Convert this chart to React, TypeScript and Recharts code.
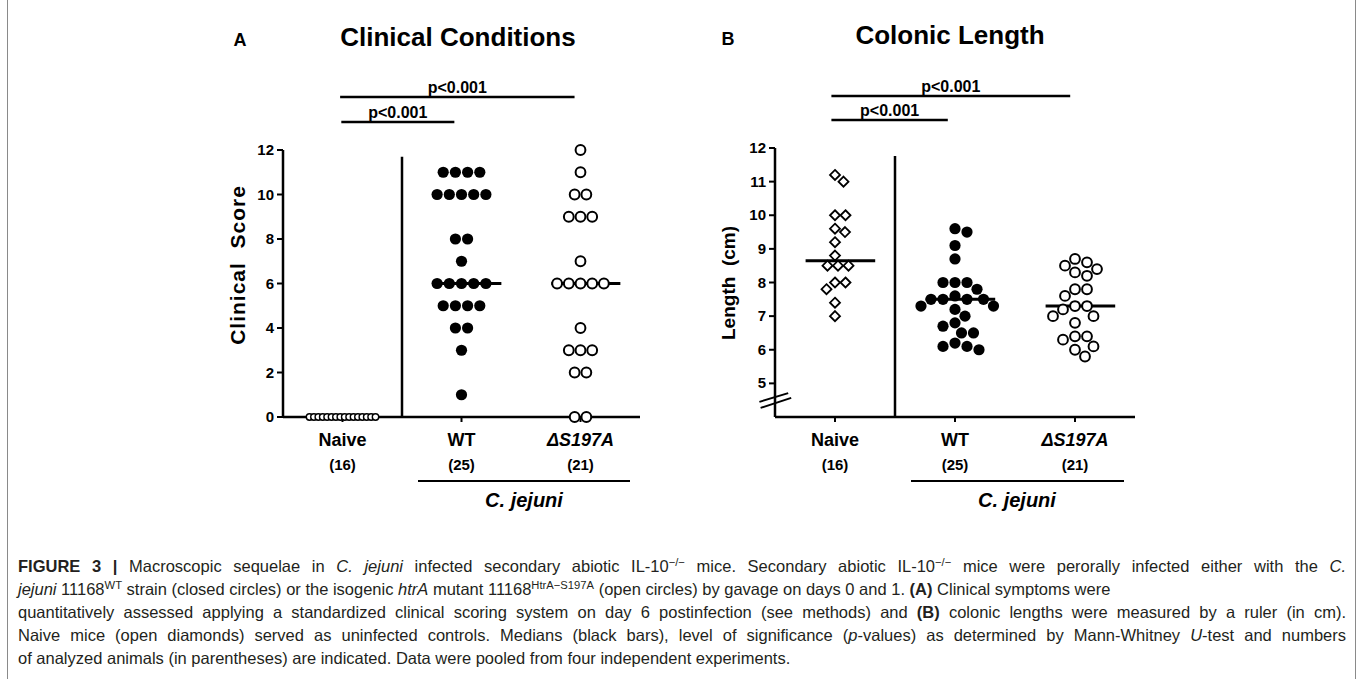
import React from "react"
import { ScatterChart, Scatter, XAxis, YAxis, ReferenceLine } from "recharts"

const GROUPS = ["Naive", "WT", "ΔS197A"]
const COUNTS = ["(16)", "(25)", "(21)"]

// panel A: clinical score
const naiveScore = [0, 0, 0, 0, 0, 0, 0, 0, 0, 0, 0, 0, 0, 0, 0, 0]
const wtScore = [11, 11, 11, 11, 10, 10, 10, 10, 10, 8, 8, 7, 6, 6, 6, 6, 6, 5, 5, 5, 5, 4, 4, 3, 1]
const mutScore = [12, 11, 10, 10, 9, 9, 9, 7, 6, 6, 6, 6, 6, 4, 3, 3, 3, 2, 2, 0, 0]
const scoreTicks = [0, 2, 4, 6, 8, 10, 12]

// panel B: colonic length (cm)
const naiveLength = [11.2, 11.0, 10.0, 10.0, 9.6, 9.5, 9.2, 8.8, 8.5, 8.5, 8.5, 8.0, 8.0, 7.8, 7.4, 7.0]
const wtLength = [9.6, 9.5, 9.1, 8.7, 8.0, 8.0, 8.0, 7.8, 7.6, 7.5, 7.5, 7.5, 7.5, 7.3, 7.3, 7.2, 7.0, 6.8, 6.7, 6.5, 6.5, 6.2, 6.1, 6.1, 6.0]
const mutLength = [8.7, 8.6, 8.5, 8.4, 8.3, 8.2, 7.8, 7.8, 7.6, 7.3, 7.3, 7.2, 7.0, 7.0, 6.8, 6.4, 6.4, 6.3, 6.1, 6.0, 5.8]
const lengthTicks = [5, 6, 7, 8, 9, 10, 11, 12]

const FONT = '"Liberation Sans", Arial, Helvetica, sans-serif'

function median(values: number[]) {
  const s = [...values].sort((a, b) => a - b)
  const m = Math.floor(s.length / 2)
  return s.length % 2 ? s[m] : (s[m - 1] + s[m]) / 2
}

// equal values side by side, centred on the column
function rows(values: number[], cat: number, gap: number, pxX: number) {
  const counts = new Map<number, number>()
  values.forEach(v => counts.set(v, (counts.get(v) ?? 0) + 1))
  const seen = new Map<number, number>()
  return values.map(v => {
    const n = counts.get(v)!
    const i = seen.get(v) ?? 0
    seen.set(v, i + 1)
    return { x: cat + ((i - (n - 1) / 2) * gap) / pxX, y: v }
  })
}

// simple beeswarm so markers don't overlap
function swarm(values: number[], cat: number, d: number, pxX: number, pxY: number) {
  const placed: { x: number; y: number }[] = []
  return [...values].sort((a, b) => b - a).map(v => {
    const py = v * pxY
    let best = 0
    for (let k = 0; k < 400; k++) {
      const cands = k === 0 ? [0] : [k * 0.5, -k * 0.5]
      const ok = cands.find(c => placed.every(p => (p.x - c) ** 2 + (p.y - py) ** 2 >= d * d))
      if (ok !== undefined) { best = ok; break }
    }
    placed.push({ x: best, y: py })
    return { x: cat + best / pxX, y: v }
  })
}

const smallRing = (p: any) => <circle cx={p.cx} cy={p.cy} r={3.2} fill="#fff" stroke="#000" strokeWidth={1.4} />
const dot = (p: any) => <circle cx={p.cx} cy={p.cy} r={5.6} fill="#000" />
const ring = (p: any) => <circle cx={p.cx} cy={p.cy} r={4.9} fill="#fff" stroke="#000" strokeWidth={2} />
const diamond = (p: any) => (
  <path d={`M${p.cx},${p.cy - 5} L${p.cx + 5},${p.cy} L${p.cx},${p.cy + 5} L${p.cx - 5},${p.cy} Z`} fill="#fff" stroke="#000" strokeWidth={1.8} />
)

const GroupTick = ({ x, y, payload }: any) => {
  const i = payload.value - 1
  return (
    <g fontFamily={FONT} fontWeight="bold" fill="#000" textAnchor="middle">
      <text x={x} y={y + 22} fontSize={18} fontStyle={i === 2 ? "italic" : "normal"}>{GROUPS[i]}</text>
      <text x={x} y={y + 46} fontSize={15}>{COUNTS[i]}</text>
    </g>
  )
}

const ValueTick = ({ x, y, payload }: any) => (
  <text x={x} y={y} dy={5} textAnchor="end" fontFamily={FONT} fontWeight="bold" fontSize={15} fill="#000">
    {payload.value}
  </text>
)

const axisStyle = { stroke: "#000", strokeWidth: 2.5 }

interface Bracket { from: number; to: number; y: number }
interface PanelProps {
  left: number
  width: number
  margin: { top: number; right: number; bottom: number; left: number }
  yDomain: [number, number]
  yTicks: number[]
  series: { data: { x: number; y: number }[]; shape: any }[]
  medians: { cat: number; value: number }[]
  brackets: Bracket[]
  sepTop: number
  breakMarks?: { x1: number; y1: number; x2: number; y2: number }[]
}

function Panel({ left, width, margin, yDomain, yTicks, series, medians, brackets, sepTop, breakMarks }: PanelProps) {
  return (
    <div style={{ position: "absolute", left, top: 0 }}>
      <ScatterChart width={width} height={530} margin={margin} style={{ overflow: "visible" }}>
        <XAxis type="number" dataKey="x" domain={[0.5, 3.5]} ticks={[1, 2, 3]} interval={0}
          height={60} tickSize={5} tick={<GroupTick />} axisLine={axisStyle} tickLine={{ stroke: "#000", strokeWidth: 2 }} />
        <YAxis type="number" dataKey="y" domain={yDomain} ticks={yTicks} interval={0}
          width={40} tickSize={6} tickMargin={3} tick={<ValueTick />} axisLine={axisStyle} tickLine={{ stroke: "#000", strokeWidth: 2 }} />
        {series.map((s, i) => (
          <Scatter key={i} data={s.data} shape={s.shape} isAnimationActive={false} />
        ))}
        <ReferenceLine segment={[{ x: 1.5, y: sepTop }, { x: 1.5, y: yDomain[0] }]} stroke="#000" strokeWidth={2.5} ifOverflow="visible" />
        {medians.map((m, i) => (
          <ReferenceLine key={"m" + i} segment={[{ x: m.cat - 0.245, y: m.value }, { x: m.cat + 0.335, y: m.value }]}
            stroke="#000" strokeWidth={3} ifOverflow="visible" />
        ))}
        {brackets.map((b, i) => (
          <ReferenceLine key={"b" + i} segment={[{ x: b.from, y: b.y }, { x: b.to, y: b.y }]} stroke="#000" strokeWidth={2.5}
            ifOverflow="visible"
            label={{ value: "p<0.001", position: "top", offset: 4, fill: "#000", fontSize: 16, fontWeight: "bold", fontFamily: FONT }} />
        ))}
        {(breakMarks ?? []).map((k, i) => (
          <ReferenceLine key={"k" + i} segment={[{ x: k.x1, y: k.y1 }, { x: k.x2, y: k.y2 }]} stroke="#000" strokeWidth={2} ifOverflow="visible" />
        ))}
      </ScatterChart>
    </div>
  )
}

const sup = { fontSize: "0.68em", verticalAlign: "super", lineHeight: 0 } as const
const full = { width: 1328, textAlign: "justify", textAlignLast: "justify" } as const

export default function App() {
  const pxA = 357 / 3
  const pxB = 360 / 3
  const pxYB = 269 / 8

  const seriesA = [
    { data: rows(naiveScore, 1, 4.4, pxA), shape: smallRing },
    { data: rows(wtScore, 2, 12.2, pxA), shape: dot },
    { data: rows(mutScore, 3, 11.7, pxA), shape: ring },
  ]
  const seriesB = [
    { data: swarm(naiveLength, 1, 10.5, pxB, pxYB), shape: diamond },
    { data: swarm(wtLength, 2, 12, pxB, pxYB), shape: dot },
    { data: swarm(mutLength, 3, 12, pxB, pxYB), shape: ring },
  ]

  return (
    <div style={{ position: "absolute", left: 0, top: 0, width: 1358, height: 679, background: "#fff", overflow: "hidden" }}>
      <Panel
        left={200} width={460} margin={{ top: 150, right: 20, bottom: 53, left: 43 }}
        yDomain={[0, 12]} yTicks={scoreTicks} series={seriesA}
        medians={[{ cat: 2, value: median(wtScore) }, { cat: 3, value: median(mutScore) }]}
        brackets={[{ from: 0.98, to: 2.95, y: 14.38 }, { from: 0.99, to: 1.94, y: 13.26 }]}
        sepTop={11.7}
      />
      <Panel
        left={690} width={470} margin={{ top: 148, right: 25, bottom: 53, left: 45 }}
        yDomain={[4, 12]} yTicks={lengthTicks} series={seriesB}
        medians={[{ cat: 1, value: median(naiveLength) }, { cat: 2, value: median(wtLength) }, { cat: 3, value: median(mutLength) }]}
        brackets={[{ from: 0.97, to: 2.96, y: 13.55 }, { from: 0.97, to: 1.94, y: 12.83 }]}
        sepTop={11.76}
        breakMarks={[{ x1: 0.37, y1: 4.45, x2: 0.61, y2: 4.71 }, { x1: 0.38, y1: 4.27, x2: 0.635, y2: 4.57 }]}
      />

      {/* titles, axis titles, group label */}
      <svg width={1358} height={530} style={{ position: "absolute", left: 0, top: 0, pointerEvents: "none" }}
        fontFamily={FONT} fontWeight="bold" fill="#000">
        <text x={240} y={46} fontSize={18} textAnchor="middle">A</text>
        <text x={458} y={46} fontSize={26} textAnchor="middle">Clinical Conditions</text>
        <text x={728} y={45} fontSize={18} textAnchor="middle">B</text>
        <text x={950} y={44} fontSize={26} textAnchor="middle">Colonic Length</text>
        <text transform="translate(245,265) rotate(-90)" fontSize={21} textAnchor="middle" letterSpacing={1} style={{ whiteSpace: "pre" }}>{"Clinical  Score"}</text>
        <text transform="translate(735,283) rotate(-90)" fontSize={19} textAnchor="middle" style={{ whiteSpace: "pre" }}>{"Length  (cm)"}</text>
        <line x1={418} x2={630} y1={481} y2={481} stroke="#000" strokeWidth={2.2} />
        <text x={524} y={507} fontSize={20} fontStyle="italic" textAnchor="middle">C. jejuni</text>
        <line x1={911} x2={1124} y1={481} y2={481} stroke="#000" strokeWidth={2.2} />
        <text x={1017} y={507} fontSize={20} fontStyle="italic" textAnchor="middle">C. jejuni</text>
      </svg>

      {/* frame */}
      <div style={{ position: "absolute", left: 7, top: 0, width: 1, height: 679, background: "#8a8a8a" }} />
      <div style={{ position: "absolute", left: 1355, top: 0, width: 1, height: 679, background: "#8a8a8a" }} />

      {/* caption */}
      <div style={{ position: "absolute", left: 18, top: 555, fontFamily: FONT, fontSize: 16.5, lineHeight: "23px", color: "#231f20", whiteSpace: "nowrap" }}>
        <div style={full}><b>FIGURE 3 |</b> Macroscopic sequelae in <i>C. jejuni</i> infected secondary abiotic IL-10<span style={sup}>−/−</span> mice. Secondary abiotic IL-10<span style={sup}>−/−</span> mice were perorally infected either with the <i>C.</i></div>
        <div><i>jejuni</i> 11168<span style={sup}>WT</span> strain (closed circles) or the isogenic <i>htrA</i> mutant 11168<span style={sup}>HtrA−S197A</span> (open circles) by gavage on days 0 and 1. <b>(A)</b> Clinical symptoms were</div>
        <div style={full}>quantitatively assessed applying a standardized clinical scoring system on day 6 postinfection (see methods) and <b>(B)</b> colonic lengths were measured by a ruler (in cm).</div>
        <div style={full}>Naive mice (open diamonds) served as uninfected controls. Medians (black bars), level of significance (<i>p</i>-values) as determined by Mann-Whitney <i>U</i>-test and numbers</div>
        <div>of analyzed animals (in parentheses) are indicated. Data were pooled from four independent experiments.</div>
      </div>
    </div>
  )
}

□ □ □

*Exercise directions*.
Repeat the lines exactly as they stand, from the opening line of the data through the line with "const scoreTicks = [0, 2, 4, 6, 8, 10, 12]". Pictures stay out of the copy.

*Correct answer*.
Convert this chart to React, TypeScript and Recharts code.
import React from "react"
import { ScatterChart, Scatter, XAxis, YAxis, ReferenceLine } from "recharts"

const GROUPS = ["Naive", "WT", "ΔS197A"]
const COUNTS = ["(16)", "(25)", "(21)"]

// panel A: clinical score
const naiveScore = [0, 0, 0, 0, 0, 0, 0, 0, 0, 0, 0, 0, 0, 0, 0, 0]
const wtScore = [11, 11, 11, 11, 10, 10, 10, 10, 10, 8, 8, 7, 6, 6, 6, 6, 6, 5, 5, 5, 5, 4, 4, 3, 1]
const mutScore = [12, 11, 10, 10, 9, 9, 9, 7, 6, 6, 6, 6, 6, 4, 3, 3, 3, 2, 2, 0, 0]
const scoreTicks = [0, 2, 4, 6, 8, 10, 12]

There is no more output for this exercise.